The Same Sky. By Yvonne Mitchell. (Lyric Theatre, Hammer- smith.)

Miss YVONNE MITCHELL, one of the most stark, staring and sensitive of our young actresses, has here written a notably stark, staring and sensitive play. If she treads a little unsteadily, it is because the ground is thrice-ploughed beneath her. A poor Jewess loves a soldier Gentile. Under the street-lamps they embrace and confess their homelessness, for both are banished now from their families' regard. They marry, and, as their child comes to be born, a telegram brings word of its father's death—a scene which Miss Frances Hyland plays with a most searching clarity. But this catastrophe is predict- able : the time is war, the setting scarred, and there was never a war-time play in which a well-meaning young man was not killed. The curtain falls, a didactic guillotine, on an exposition of racial tolerance delivered by the girl's father. You are left recalling a few stretches of fine, frank dialogue, and wondering when someone will write a play about the problems of the rich Jew or the rich negro. For at the end of evenings like this, one is convinced that Jews and negroes are practically indistinguishable.
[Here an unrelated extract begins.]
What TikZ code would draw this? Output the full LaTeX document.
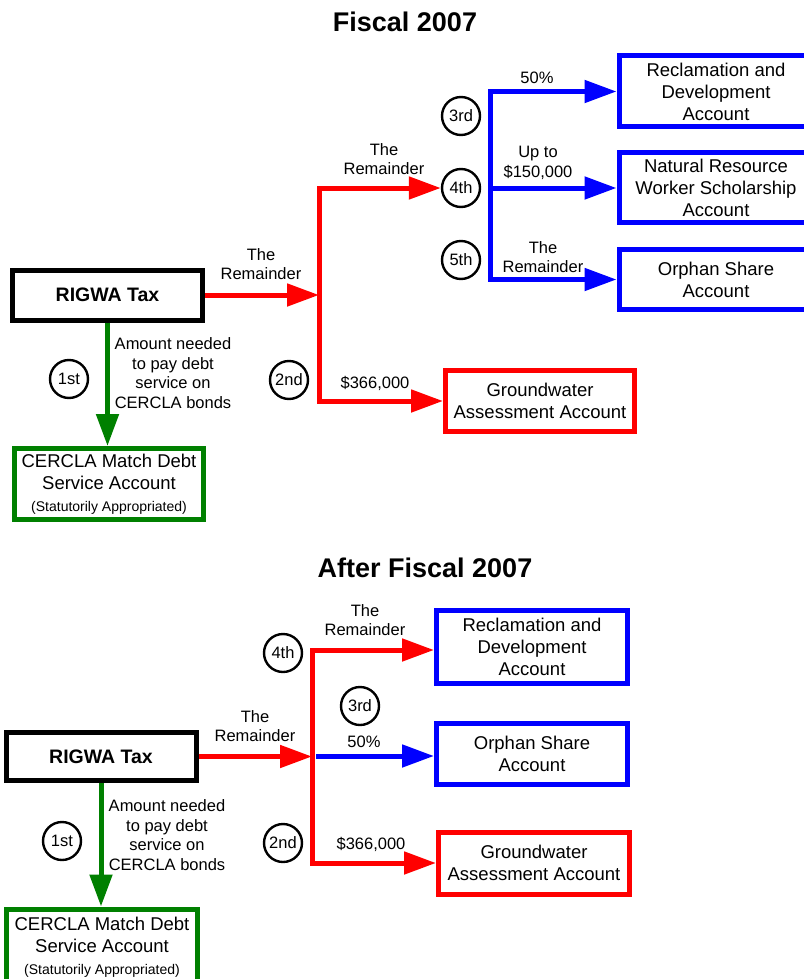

The cast enjoys itself. Miss Hyland, who is Canadian, takes on not only a Cockney but an East End Jewish accent. Her struggle is unhappily nullified by the fact that her shiny, balsa-wood quality is hopelessly at odds with the ruddy, Punch-like profile and rich sandstone texture of Mr. Eric Porter, who plays her soldier lover. Both are excellent in themselves, but their performances seem to belong to different theatres. Miss Thora Hird, as the girl's mother, expertly practises her scales, skimming like a lapwing across the whole landscape which separates maternal pathos from front-parlour farce. And Mr. Frederick Valk is there, like the Inchcape Rock, an immobile warning to lesser shipping, bulkily breasting the role of a Jewish patriarch like a man hacking his way through the Matto Grosso. Some of what he does is laboured, but Mr. Vilk can still make one jump. Witness his rage on discovering that his daughter has betrayed him by marrying outside the true God. Miss Joy Rodgers, half marigold and half dumpling, sums up shop-girl pertness in the best-written of the smaller parts, and Messrs. Gurschner and Moore have evolved a multiple setting which cleverly soothes the obstinacies of the small Hammersmith stage.

KENNETH TYNAN.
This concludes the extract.